• _What you are asked to do_: Below are some entries. Transcribe the lines from the one holding "Rebuild this chart" to the one holding "import * as", inclusive, but not the pictures among them.

• _Input records_:
* begin *

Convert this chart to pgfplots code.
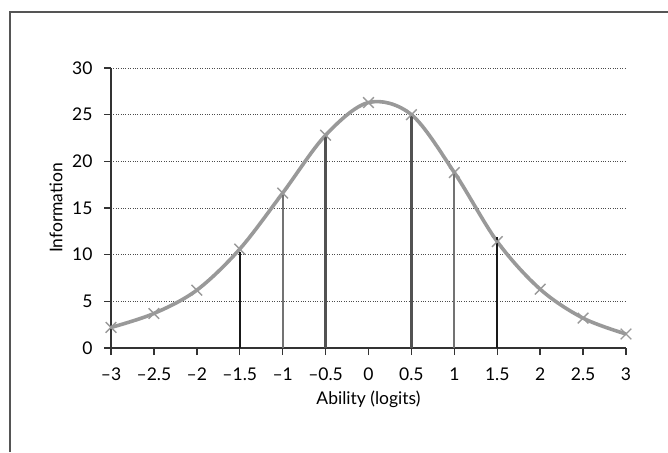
\documentclass[border=0pt]{standalone}
\usepackage{pgfplots}
\pgfplotsset{compat=1.18}
\usepackage{fontspec}
\setmainfont{Lato}
\definecolor{curvegray}{HTML}{999999}
\definecolor{axisgray}{HTML}{333333}
\definecolor{framegray}{HTML}{555555}
\begin{document}
\begin{tikzpicture}[x=1pt,y=1pt,font=\fontsize{17.5}{21}\selectfont]
\useasboundingbox (0,0) rectangle (668,452);
\draw[framegray, line width=2pt] (9.5,0) -- (9.5,439.5) -- (670,439.5);
\begin{axis}[
  at={(111pt,104pt)}, anchor=south west,
  scale only axis, width=515pt, height=280pt,
  xmin=-3, xmax=3, ymin=0, ymax=30,
  axis lines*=left,
  axis line style={axisgray, line width=1.4pt},
  tick style={axisgray, line width=1.4pt},
  tick align=outside, major tick length=7pt,
  /pgf/number format/assume math mode=true,
  xtick={-3,-2.5,-2,-1.5,-1,-0.5,0,0.5,1,1.5,2,2.5,3},
  xticklabels={–3,–2.5,–2,–1.5,–1,–0.5,0,0.5,1,1.5,2,2.5,3},
  ytick={0,5,10,15,20,25,30},
  yticklabels={0,5,10,15,20,25,30},
  ymajorgrids,
  major grid style={dotted, black!70, line width=0.9pt},
  xlabel={Ability (logits)},
  ylabel={Information},
  xlabel style={at={(axis description cs:0.5,0)}, anchor=center, yshift=-51pt},
  ylabel style={at={([xshift=-55pt]axis description cs:0,0.5)}, anchor=center},
  label style={font=\fontsize{17.5}{21}\selectfont},
  ticklabel style={font=\fontsize{17.5}{21}\selectfont},
  xticklabel style={yshift=-9pt},
  yticklabel style={xshift=-8pt},
  clip=false,
]
\addplot[curvegray, line width=3.6pt, smooth, tension=0.55, mark=x, mark size=7.5pt,
  mark options={line width=1.4pt, curvegray}] coordinates {
  (-3,2.2) (-2.5,3.7) (-2,6.2) (-1.5,10.6) (-1,16.6) (-0.5,22.8)
  (0,26.3) (0.5,25.0) (1,18.8) (1.5,11.4) (2,6.3) (2.5,3.2) (3,1.5)
};
\addplot[ycomb, black!90, line width=2.3pt, mark=none] coordinates {(-1.5,10.3) (1.5,11.9)};
\addplot[ycomb, black!55, line width=2.3pt, mark=none] coordinates {(-1,16.4) (1,18.9)};
\addplot[ycomb, black!68, line width=2.3pt, mark=none] coordinates {(-0.5,22.7) (0.5,25.0)};
\end{axis}
\end{tikzpicture}
\end{document}
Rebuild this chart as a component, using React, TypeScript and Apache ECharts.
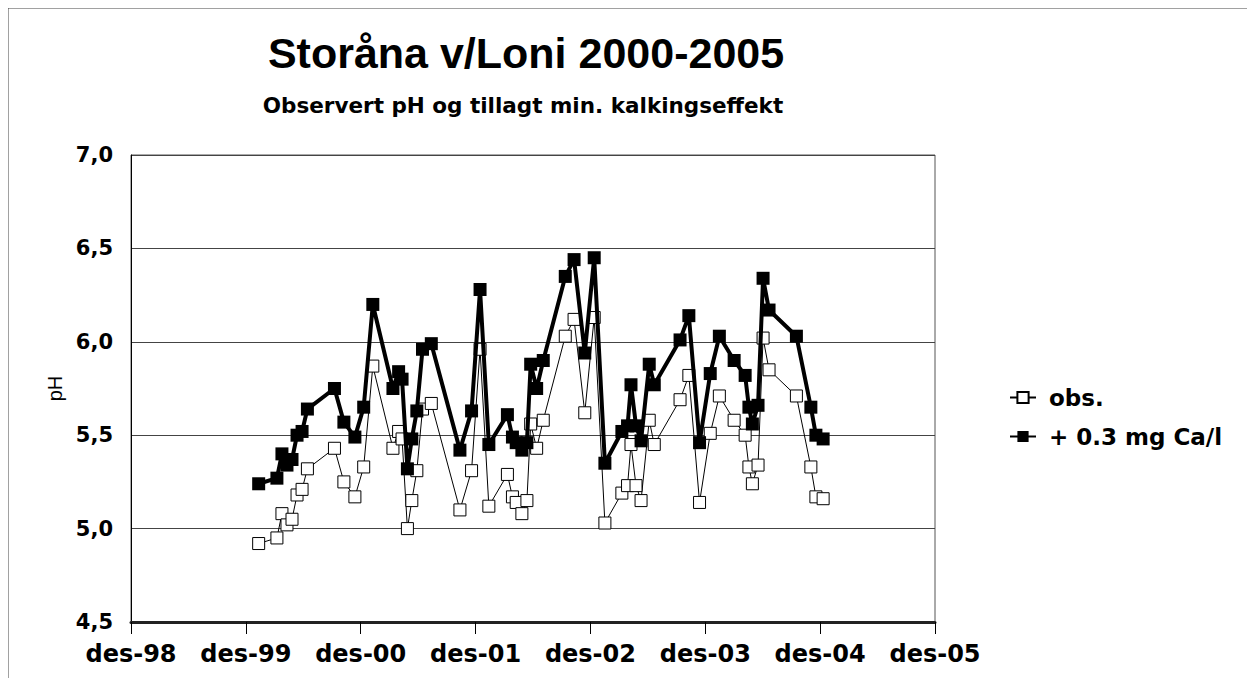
import React, { useEffect, useRef } from "react";
import * as echarts from "echarts";

const dates = [
  "2000-01-11", "2000-03-09", "2000-03-25", "2000-04-10", "2000-04-26", "2000-05-12", "2000-05-28", "2000-06-14",
  "2000-09-08", "2000-10-08", "2000-11-12", "2000-12-10", "2001-01-08", "2001-03-13", "2001-03-31", "2001-04-11",
  "2001-04-28", "2001-05-12", "2001-05-28", "2001-06-15", "2001-07-13", "2001-10-12", "2001-11-18", "2001-12-15",
  "2002-01-12", "2002-03-12", "2002-03-28", "2002-04-09", "2002-04-27", "2002-05-13", "2002-05-25", "2002-06-13",
  "2002-07-04", "2002-09-12", "2002-10-10", "2002-11-13", "2002-12-13", "2003-01-16", "2003-03-11", "2003-03-29",
  "2003-04-09", "2003-04-25", "2003-05-11", "2003-06-06", "2003-06-22", "2003-09-12", "2003-10-10", "2003-11-13",
  "2003-12-17", "2004-01-15", "2004-03-02", "2004-04-06", "2004-04-18", "2004-04-29", "2004-05-17", "2004-06-02",
  "2004-06-21", "2004-09-16", "2004-11-01", "2004-11-17", "2004-12-10",
];

const obs = [
  4.92, 4.95, 5.08, 5.02, 5.05, 5.18, 5.21, 5.32,
  5.43, 5.25, 5.17, 5.33, 5.87, 5.43, 5.52, 5.48,
  5.0, 5.15, 5.31, 5.64, 5.67, 5.1, 5.31, 5.96,
  5.12, 5.29, 5.17, 5.14, 5.08, 5.15, 5.56, 5.43,
  5.58, 6.03, 6.12, 5.62, 6.13, 5.03, 5.19, 5.23,
  5.45, 5.23, 5.15, 5.58, 5.45, 5.69, 5.82, 5.14,
  5.51, 5.71, 5.58, 5.5, 5.33, 5.24, 5.34, 6.02,
  5.85, 5.71, 5.33, 5.17, 5.16,
];

const kalk = [
  5.24, 5.27, 5.4, 5.34, 5.37, 5.5, 5.52, 5.64,
  5.75, 5.57, 5.49, 5.65, 6.2, 5.75, 5.84, 5.8,
  5.32, 5.48, 5.63, 5.96, 5.99, 5.42, 5.63, 6.28,
  5.45, 5.61, 5.49, 5.46, 5.42, 5.46, 5.88, 5.75,
  5.9, 6.35, 6.44, 5.94, 6.45, 5.35, 5.52, 5.55,
  5.77, 5.55, 5.47, 5.88, 5.77, 6.01, 6.14, 5.46,
  5.83, 6.03, 5.9, 5.82, 5.65, 5.56, 5.66, 6.34,
  6.17, 6.03, 5.65, 5.5, 5.48,
];

const xTickLabels = ["des-98", "des-99", "des-00", "des-01", "des-02", "des-03", "des-04", "des-05"];
const seriesNames = ["obs.", "+ 0.3 mg Ca/l"];

const ORIGIN = Date.UTC(1998, 11, 1);
const toYears = (d: string) => {
  const [y, m, dd] = d.split("-").map(Number);
  return (Date.UTC(y, m - 1, dd) - ORIGIN) / (365.25 * 86400000);
};

export default function App() {
  const ref = useRef<HTMLDivElement>(null);
  useEffect(() => {
    if (!ref.current) return;
    const chart = echarts.init(ref.current, undefined, { renderer: "svg" });
    const font = "Liberation Sans, Arial, sans-serif";
    const wide = "DejaVu Sans, sans-serif";
    chart.setOption({
      animation: false,
      backgroundColor: "#fff",
      textStyle: { fontFamily: font },
      graphic: [
        {
          type: "rect",
          shape: { x: 0, y: 0, width: 1300, height: 800 },
          style: { fill: "none", stroke: "#444", lineWidth: 1 },
          silent: true,
        },
      ],
      title: [
        {
          text: "Storåna v/Loni 2000-2005",
          left: 513,
          top: 18,
          textAlign: "center",
          textStyle: { fontSize: 43, fontWeight: "bold", color: "#000", fontFamily: font },
        },
        {
          text: "Observert pH og tillagt min. kalkingseffekt",
          left: 510,
          top: 81,
          textAlign: "center",
          textStyle: { fontSize: 21.5, fontWeight: "bold", color: "#000", fontFamily: wide },
        },
      ],
      legend: {
        orient: "vertical",
        left: 996,
        top: 373,
        itemGap: 16,
        itemWidth: 26,
        itemHeight: 14,
        data: seriesNames,
        textStyle: { fontSize: 23, fontWeight: "bold", color: "#000", fontFamily: wide, padding: [0, 0, 0, 8] },
      },
      grid: {
        left: 123,
        top: 147,
        width: 804,
        height: 467,
        show: true,
        borderColor: "#555",
        borderWidth: 1,
        backgroundColor: "transparent",
      },
      xAxis: {
        type: "value",
        min: 0,
        max: 7,
        interval: 1,
        axisLine: { show: true, onZero: false, lineStyle: { color: "#222", width: 3 } },
        axisTick: { show: true, length: 12, lineStyle: { color: "#000", width: 1 } },
        splitLine: { show: false },
        axisLabel: {
          margin: 20,
          fontSize: 24,
          fontWeight: "bold",
          color: "#000",
          fontFamily: wide,
          formatter: (v: number) => xTickLabels[Math.round(v)] ?? "",
        },
      },
      yAxis: {
        type: "value",
        min: 4.5,
        max: 7.0,
        interval: 0.5,
        name: "pH",
        nameLocation: "middle",
        nameGap: 62,
        nameTextStyle: { fontSize: 20, color: "#000", fontFamily: font },
        axisLine: { show: true, lineStyle: { color: "#000", width: 1 } },
        axisTick: { show: false },
        splitLine: { show: true, lineStyle: { color: "#444", width: 1 } },
        axisLabel: {
          margin: 18,
          fontSize: 21,
          fontWeight: "bold",
          color: "#000",
          fontFamily: wide,
          formatter: (v: number) => v.toFixed(1).replace(".", ","),
        },
      },
      series: [
        {
          name: seriesNames[0],
          type: "line",
          data: dates.map((d, i) => [toYears(d), obs[i]]),
          symbol: "rect",
          symbolSize: 12,
          showAllSymbol: true,
          lineStyle: { color: "#000", width: 1 },
          itemStyle: { color: "#fff", borderColor: "#000", borderWidth: 1 },
          z: 2,
        },
        {
          name: seriesNames[1],
          type: "line",
          data: dates.map((d, i) => [toYears(d), kalk[i]]),
          symbol: "rect",
          symbolSize: 13,
          showAllSymbol: true,
          lineStyle: { color: "#000", width: 4 },
          itemStyle: { color: "#000", borderColor: "#000", borderWidth: 0 },
          z: 3,
        },
      ],
    });
    return () => chart.dispose();
  }, []);
  return <div ref={ref} style={{ width: 1247, height: 670 }} />;
}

* end *

• _Exercise output_:
Rebuild this chart as a component, using React, TypeScript and Apache ECharts.
import React, { useEffect, useRef } from "react";
import * as echarts from "echarts";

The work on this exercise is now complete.